Aspiring Parent FAQs
Working with an egg donor bank as part of your fertility journey can feel overwhelming. MyEggBank is here to answer your questions at every step down the pathway to parenthood. We’ve provided answers to some of the most common questions we get from aspiring parents about egg donation, and you can contact us at any time to learn more.
The primary difference between synchronous donation, sometimes referred to as “fresh” donation, and asynchronous donation, sometimes referred to as “frozen” donation, is the time at which the donor egg is fertilized. With fresh cycles, the donor egg is fertilized immediately after retrieval, and with frozen cycles, the donor egg is cryogenically preserved and fertilized when you are ready to create embryos.
MyEggBank’s screening processes meet or exceed FDA and ASRM (American Society for Reproductive Medicine) guidelines. In addition to basic health requirements, our donors provide a thorough medical history, educational and work history, and undergo clinical assessments for physical and mental health. All our donors also receive medical testing for reproductive and sexual health, as well as genetic testing.

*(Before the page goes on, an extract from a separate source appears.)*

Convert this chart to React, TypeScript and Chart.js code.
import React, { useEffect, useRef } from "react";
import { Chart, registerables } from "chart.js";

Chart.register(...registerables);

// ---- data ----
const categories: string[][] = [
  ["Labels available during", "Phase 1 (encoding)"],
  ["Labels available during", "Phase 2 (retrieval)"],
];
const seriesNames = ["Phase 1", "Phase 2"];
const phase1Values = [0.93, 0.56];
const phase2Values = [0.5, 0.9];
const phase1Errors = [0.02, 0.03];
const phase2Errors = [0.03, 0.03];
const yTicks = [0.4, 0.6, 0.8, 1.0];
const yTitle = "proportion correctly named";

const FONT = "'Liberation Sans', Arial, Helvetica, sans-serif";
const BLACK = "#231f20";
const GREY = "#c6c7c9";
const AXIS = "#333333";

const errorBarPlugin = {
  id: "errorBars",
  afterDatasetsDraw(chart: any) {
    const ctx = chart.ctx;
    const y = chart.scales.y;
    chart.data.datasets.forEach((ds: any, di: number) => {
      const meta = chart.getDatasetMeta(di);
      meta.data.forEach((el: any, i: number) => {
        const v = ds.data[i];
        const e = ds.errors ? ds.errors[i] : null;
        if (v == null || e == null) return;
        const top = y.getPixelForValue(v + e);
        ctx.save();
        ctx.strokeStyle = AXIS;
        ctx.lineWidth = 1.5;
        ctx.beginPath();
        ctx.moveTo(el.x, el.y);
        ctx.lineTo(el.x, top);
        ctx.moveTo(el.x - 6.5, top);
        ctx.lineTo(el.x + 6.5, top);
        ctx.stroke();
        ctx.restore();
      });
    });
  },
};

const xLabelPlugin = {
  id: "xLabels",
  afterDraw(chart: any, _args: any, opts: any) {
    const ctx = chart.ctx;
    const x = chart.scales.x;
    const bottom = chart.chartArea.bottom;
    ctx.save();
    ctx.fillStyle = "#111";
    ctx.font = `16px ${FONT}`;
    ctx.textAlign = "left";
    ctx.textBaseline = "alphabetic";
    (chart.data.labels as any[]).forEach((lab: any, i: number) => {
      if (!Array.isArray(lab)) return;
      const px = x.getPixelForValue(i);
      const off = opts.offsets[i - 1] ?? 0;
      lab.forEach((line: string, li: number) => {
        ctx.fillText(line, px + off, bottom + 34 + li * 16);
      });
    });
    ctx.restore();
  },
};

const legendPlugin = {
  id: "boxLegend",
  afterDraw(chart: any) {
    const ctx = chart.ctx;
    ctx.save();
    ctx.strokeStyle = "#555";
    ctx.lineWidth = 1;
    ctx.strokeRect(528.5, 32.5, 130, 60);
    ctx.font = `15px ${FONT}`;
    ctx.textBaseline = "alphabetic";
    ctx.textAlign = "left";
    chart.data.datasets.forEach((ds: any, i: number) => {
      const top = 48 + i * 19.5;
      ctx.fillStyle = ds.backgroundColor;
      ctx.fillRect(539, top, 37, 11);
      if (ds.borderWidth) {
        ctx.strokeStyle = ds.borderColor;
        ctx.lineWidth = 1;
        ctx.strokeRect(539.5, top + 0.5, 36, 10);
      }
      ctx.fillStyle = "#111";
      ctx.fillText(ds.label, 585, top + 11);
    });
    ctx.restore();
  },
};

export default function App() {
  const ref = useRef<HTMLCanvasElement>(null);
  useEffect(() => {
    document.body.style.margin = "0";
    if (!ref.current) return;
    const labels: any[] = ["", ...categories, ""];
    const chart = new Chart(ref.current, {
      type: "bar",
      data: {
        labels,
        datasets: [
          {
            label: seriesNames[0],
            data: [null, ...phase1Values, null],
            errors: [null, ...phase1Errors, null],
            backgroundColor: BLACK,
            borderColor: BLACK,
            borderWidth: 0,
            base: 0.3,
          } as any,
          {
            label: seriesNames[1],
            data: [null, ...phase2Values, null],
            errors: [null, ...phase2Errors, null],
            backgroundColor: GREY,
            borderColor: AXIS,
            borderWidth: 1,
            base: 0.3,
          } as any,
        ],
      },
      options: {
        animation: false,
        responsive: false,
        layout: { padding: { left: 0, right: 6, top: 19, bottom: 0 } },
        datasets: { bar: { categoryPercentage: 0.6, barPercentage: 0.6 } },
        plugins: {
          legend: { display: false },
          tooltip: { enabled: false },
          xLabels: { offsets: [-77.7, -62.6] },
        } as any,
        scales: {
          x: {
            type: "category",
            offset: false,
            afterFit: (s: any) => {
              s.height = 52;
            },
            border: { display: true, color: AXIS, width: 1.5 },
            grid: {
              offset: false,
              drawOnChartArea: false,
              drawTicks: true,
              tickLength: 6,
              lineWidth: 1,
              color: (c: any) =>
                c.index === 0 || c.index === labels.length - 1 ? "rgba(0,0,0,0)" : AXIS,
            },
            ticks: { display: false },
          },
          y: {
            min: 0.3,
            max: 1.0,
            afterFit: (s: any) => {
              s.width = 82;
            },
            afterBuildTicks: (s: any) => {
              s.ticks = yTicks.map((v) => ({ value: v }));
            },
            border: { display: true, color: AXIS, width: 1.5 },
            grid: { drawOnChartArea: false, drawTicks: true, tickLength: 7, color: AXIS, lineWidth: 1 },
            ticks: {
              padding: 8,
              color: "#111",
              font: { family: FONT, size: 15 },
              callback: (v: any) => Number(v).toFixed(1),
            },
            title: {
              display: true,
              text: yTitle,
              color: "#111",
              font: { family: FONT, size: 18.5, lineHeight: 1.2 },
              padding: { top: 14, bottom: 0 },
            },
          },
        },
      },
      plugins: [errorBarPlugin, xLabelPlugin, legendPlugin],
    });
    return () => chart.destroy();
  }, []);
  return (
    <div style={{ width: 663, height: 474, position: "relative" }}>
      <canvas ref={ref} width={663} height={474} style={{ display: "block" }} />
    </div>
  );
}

MyEggBank has the largest egg donor database in North America, full of rigorously screened, racially and ethnically diverse egg donors. Once you create an account with us, you’ll get full access to search that database by a variety of filters, and even “favorite” the donors you prefer. Once you’ve selected an available egg donor, you’ll work with your donor coordinator to determine the best match for your family based on which type of donation cycle you prefer and other personal criteria.
MyEggBank provides a complete genetics profile for each donor. This report details the donor’s medical information as well as a three-generation family history as elicited from a board-certified genetic counselor. If the genetic counselor believes that the medical or family history may increase the risk of certain conditions above general population risk, this information will be specified in the genetic profile.
Residual risk means that there is always a small chance that an egg donor could carry a genetic mutation not detected by genetic testing. You will be informed of residual risk by the MEB genetic report and your clinical team along with your egg donor’s genetic testing results.